Secretary General of FIWON, Gbenga Komolafe, hinted at how the organisation had for years emphasised the importance of shared government contribution to ensuring long-term sustainability, effectiveness, and trustworthiness of the MPP.
“In 2015, PenCom met with us to seek input into what was later rolled out as MPP. Right from its inception, we made it clear that the scheme would work if the government could co-contribute as they do for public sector workers. We said this would encourage the uptake and the onboarding of members. There is a need for public participation and a co-contribution from the government, so that workers who are sceptical about the product will believe that the government will safeguard the pension and will not be responsible for losses.
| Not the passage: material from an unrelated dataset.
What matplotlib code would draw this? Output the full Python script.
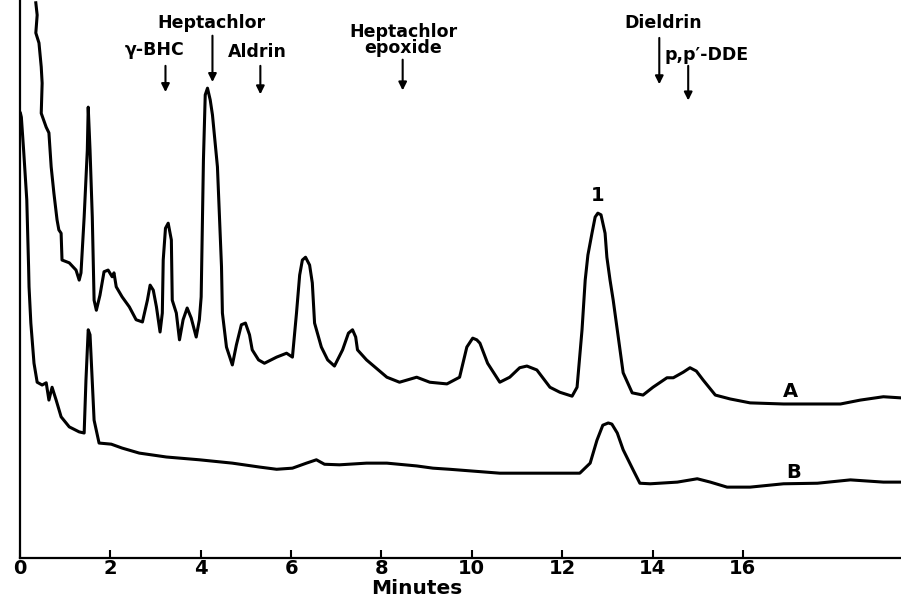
import matplotlib.pyplot as plt

# curve A: sample extract (minutes, relative response)
a_time = [0.35, 0.38, 0.35, 0.42, 0.47, 0.49, 0.47, 0.58, 0.64, 0.69, 0.75, 0.82, 0.86, 0.91,
          0.93, 1.09, 1.24, 1.31, 1.35, 1.42, 1.49, 1.51, 1.55, 1.60, 1.64, 1.69, 1.77, 1.86,
          1.95, 2.04, 2.08, 2.13, 2.26, 2.42, 2.57, 2.71, 2.82, 2.88, 2.95, 3.02, 3.10, 3.15,
          3.17, 3.22, 3.28, 3.35, 3.37, 3.46, 3.53, 3.61, 3.70, 3.79, 3.90, 3.97, 4.01, 4.06,
          4.10, 4.15, 4.21, 4.26, 4.37, 4.46, 4.48, 4.57, 4.70, 4.79, 4.90, 4.99, 5.08, 5.14,
          5.28, 5.41, 5.68, 5.90, 6.03, 6.12, 6.19, 6.25, 6.32, 6.41, 6.47, 6.52, 6.67, 6.81,
          6.96, 7.14, 7.27, 7.36, 7.43, 7.47, 7.67, 8.12, 8.40, 8.78, 9.07, 9.45, 9.73, 9.89,
          10.02, 10.11, 10.18, 10.35, 10.62, 10.84, 11.06, 11.22, 11.44, 11.73, 11.95, 12.22,
          12.33, 12.44, 12.51, 12.57, 12.66, 12.73, 12.79, 12.86, 12.95, 12.99, 13.06, 13.13,
          13.22, 13.35, 13.55, 13.79, 14.01, 14.32, 14.46, 14.68, 14.83, 14.97, 15.12, 15.39,
          15.72, 16.16, 16.90, 17.65, 18.16, 18.60, 19.11, 19.49]
a_resp = [99.5, 97.3, 94.1, 92.3, 88.0, 85.1, 79.7, 77.2, 76.2, 70.1, 65.4, 60.6, 58.8, 58.2,
          53.4, 52.9, 51.6, 49.8, 51.1, 61.1, 73.1, 80.8, 73.1, 61.1, 46.2, 44.4, 47.1, 51.3,
          51.6, 50.4, 51.1, 48.6, 46.8, 45.0, 42.7, 42.3, 46.2, 48.9, 48.0, 45.0, 40.5, 43.9,
          53.4, 59.1, 60.0, 57.0, 46.2, 43.9, 39.1, 42.7, 44.8, 43.0, 39.6, 42.7, 46.8, 71.3,
          83.0, 84.2, 82.1, 79.4, 70.1, 52.2, 43.9, 37.8, 34.6, 38.2, 41.8, 42.1, 40.0, 37.3,
          35.5, 34.9, 36.0, 36.7, 36.0, 43.9, 50.7, 53.4, 53.9, 52.5, 49.3, 42.1, 37.8, 35.5,
          34.4, 37.3, 40.3, 40.9, 39.6, 37.3, 35.5, 32.4, 31.5, 32.4, 31.5, 31.2, 32.4, 37.8,
          39.4, 39.1, 38.5, 34.9, 31.5, 32.4, 34.1, 34.4, 33.7, 30.6, 29.7, 29.0,
          30.6, 40.9, 49.8, 54.3, 58.2, 61.1, 61.8, 61.5, 58.2, 53.9, 49.8, 46.2,
          40.9, 33.2, 29.6, 29.2, 30.6, 32.3, 32.3, 33.3, 34.1, 33.5, 31.9, 29.2,
          28.5, 27.8, 27.6, 27.6, 27.6, 28.3, 28.9, 28.7]

# curve B: blank
b_time = [0.01, 0.03, 0.08, 0.15, 0.19, 0.20, 0.24, 0.31, 0.38, 0.49, 0.58, 0.64, 0.71, 0.80,
          0.91, 1.09, 1.31, 1.42, 1.46, 1.51, 1.55, 1.57, 1.64, 1.75, 2.02, 2.26, 2.64, 3.24,
          3.97, 4.70, 5.30, 5.68, 6.03, 6.34, 6.56, 6.74, 7.07, 7.67, 8.12, 8.78, 9.14, 9.51,
          10.62, 11.35, 12.39, 12.62, 12.77, 12.90, 13.02, 13.10, 13.22, 13.35, 13.57, 13.72,
          13.95, 14.55, 14.99, 15.28, 15.65, 16.16, 16.90, 17.65, 18.38, 19.11, 19.49]
b_resp = [79.7, 79.0, 73.1, 64.2, 52.2, 48.6, 42.1, 34.9, 31.5, 31.0, 31.4, 28.3, 30.6, 28.3,
          25.3, 23.5, 22.6, 22.4, 31.9, 40.9, 40.0, 36.7, 24.7, 20.6, 20.4, 19.7, 18.8, 18.1,
          17.6, 17.0, 16.3, 15.9, 16.1, 17.0, 17.6, 16.8, 16.7, 17.0, 17.0, 16.5, 16.1, 15.9,
          15.2, 15.2, 15.2, 17.0, 21.1, 23.8, 24.2, 24.0, 22.4, 19.4, 15.8, 13.4,
          13.3, 13.6, 14.2, 13.6, 12.7, 12.7, 13.3, 13.4, 14.0, 13.6, 13.6]

# retention markers at the top
compounds = ["\u03b3-BHC", "Heptachlor", "Aldrin", "Heptachlor\nepoxide", "Dieldrin", "p,p\u2032-DDE"]
ret_times = [3.22, 4.26, 5.32, 8.47, 14.15, 14.79]
arrow_top = [88.7, 94.1, 88.7, 89.8, 93.7, 88.7]
arrow_tip = [83.0, 84.8, 82.6, 83.3, 84.4, 81.5]
label_x = [2.97, 4.24, 5.25, 8.49, 14.23, 15.19]
label_y = [91.0, 95.9, 90.7, 92.8, 95.9, 90.1]

x_ticks = [0, 2, 4, 6, 8, 10, 12, 14, 16]


def main():
    fig = plt.figure(figsize=(9.01, 5.98), dpi=100)
    ax = fig.add_axes([20 / 901, 40 / 598, 881 / 901, 558 / 598])

    ax.plot(a_time, a_resp, color="black", lw=2.2, solid_joinstyle="round")
    ax.plot(b_time, b_resp, color="black", lw=2.2, solid_joinstyle="round")

    for name, t, top, tip, lx, ly in zip(compounds, ret_times, arrow_top, arrow_tip, label_x, label_y):
        ax.annotate("", xy=(t, tip), xytext=(t, top),
                    arrowprops=dict(arrowstyle="-|>", color="black", lw=1.5, mutation_scale=12))
        ax.text(lx, ly, name, ha="center", va="center", fontsize=12.5, fontweight="bold",
                linespacing=0.9)

    ax.text(12.79, 64.9, "1", ha="center", va="center", fontsize=14, fontweight="bold")
    ax.text(17.05, 29.8, "A", ha="center", va="center", fontsize=14, fontweight="bold")
    ax.text(17.12, 15.3, "B", ha="center", va="center", fontsize=14, fontweight="bold")

    ax.set_xlim(0, 19.5)
    ax.set_ylim(0, 100)
    ax.set_xticks(x_ticks)
    ax.set_xticklabels([str(t) for t in x_ticks], fontsize=14, fontweight="bold")
    ax.set_yticks([])
    ax.tick_params(axis="x", direction="in", length=6, width=1.5, pad=1)
    for side in ["top", "right"]:
        ax.spines[side].set_visible(False)
    for side in ["left", "bottom"]:
        ax.spines[side].set_linewidth(1.6)

    ax.set_xlabel("Minutes", fontsize=14.5, fontweight="bold")
    ax.xaxis.set_label_coords(0.45, -0.038)

    fig.savefig("out.png", dpi=100)


if __name__ == "__main__":
    main()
With this government contribution, the people would be confident in the scheme,” he said.
Komolafe noted that government co-contribution could be flexibly defined to balance cost and effectiveness.
According to him, a generous co-contribution would cost less than half of one per cent of Federal Credit spending and less than three per cent of all social protection spending.
Similarly, a key informant at a pension fund administrator (PFA) also suggested a partnership with the state and federal governments, where part of the tax generated from the sectors is paid back as social security.
When implemented, he said all the tax incentives would make their return on investment adequate.
It is recommended that pension fund administrators should be empowered to collaborate with unions, organisations of workers in informal employment, cooperatives, religious bodies, and local governments.
It also recommended that the processes should be simplified for checking balances and making withdrawals, as well as allowing for periodic review of benefits, among others.
With strategic interventions grounded in evidence, they argued that the MPP could make an important contribution towards a more inclusive pension system.